Print, please, exactly and only the lines between the line holding "Rebuild this chart" and the line holding "ax.bar(x, regular, width=bw, color=colors[0], zorder=2)", inclusive, omitting any pictures.

[Records with drawing code]

· · · · · · ·

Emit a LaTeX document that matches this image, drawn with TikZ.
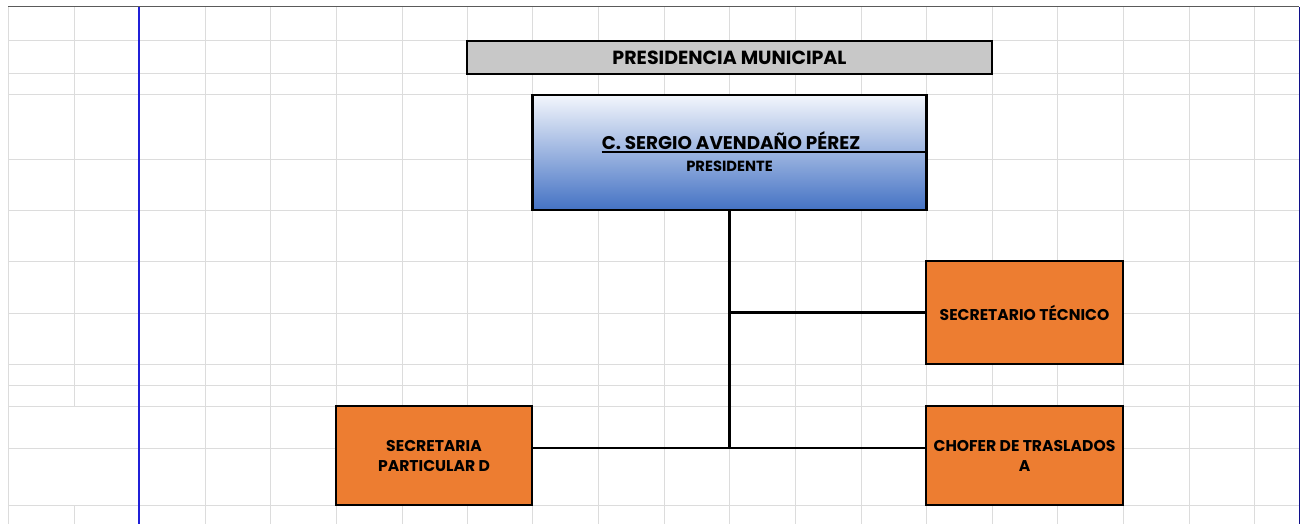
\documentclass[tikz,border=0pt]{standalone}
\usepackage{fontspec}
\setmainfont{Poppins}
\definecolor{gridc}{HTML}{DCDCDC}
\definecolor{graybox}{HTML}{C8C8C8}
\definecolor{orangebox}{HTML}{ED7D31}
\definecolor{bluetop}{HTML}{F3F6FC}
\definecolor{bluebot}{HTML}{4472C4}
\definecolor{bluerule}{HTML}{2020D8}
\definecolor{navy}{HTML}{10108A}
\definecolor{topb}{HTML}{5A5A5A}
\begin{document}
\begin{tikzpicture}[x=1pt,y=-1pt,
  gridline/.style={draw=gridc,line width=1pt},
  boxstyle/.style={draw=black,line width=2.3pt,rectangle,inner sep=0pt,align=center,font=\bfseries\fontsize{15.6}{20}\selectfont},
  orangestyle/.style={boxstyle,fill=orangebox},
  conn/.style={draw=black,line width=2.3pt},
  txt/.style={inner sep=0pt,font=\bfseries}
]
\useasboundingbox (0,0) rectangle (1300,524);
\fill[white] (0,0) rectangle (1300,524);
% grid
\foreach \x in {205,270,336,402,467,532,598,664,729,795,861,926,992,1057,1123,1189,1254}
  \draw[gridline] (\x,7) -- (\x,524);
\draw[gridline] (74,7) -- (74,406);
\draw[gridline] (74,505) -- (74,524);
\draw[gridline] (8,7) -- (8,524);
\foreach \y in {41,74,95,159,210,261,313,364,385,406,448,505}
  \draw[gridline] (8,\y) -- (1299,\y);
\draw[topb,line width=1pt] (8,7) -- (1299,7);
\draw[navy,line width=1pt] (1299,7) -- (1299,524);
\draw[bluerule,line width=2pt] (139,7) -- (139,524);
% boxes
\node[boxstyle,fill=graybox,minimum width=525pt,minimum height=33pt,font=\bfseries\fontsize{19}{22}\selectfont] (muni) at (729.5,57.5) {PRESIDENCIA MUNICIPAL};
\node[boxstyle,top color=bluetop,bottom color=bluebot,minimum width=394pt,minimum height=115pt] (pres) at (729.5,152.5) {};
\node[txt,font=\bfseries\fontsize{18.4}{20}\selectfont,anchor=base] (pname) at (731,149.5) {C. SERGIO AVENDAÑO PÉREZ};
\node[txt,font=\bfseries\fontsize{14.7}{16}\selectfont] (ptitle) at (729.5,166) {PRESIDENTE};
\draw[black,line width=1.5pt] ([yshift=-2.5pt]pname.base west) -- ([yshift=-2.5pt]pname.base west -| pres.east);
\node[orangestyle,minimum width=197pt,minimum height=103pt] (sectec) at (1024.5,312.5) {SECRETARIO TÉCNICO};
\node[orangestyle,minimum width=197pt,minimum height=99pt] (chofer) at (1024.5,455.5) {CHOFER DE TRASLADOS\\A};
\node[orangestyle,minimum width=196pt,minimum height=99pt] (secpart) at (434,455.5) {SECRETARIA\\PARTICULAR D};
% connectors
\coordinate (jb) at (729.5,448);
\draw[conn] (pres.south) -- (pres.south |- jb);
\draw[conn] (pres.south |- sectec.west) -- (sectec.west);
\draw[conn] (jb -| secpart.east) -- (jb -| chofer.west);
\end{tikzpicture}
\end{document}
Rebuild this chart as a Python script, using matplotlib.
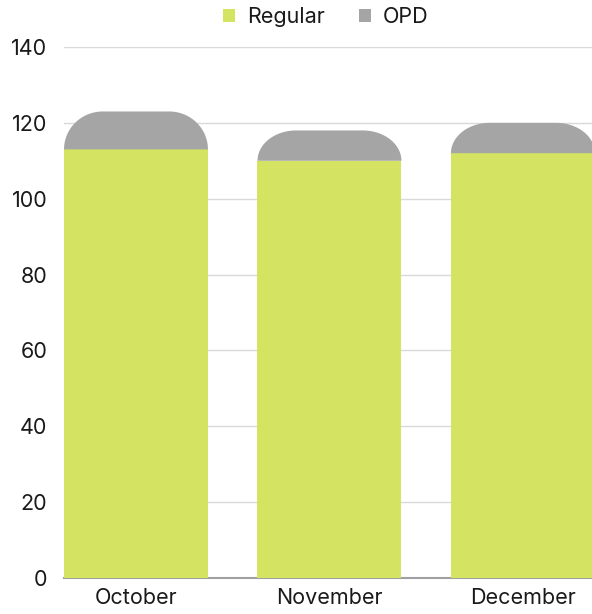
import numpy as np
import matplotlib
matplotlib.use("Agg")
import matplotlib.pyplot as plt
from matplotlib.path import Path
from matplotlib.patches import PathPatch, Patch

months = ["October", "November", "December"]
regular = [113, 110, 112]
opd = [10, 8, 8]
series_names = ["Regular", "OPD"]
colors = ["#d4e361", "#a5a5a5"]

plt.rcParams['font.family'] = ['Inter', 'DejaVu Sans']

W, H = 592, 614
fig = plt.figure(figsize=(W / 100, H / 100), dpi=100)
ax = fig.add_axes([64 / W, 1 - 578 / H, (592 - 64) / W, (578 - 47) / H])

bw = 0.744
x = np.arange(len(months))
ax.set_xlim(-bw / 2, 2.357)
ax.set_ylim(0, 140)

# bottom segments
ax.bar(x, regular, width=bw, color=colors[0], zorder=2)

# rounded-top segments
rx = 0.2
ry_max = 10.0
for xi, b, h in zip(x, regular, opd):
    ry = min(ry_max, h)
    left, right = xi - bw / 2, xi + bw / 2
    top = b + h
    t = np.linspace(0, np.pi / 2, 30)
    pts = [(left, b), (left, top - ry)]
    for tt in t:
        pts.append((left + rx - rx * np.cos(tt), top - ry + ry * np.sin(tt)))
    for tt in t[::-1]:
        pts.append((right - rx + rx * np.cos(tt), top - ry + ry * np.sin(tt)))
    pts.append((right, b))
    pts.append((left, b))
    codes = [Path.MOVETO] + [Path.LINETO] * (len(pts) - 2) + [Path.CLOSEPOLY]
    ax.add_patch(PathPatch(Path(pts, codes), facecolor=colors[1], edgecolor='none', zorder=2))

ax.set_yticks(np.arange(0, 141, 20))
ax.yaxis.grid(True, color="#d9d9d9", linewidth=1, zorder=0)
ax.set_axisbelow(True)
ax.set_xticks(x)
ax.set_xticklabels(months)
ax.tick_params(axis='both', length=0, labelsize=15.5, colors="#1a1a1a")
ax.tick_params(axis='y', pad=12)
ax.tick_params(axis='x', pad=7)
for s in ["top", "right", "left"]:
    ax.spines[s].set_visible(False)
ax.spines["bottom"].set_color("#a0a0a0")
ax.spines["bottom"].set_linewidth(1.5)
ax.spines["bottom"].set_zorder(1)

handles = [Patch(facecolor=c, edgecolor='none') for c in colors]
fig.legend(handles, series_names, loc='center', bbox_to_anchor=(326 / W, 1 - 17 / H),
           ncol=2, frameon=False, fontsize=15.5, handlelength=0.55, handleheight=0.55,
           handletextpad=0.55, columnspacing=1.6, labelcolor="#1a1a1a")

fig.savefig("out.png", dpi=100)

· · · · · · ·

» Task result
Rebuild this chart as a Python script, using matplotlib.
import numpy as np
import matplotlib
matplotlib.use("Agg")
import matplotlib.pyplot as plt
from matplotlib.path import Path
from matplotlib.patches import PathPatch, Patch

months = ["October", "November", "December"]
regular = [113, 110, 112]
opd = [10, 8, 8]
series_names = ["Regular", "OPD"]
colors = ["#d4e361", "#a5a5a5"]

plt.rcParams['font.family'] = ['Inter', 'DejaVu Sans']

W, H = 592, 614
fig = plt.figure(figsize=(W / 100, H / 100), dpi=100)
ax = fig.add_axes([64 / W, 1 - 578 / H, (592 - 64) / W, (578 - 47) / H])

bw = 0.744
x = np.arange(len(months))
ax.set_xlim(-bw / 2, 2.357)
ax.set_ylim(0, 140)

# bottom segments
ax.bar(x, regular, width=bw, color=colors[0], zorder=2)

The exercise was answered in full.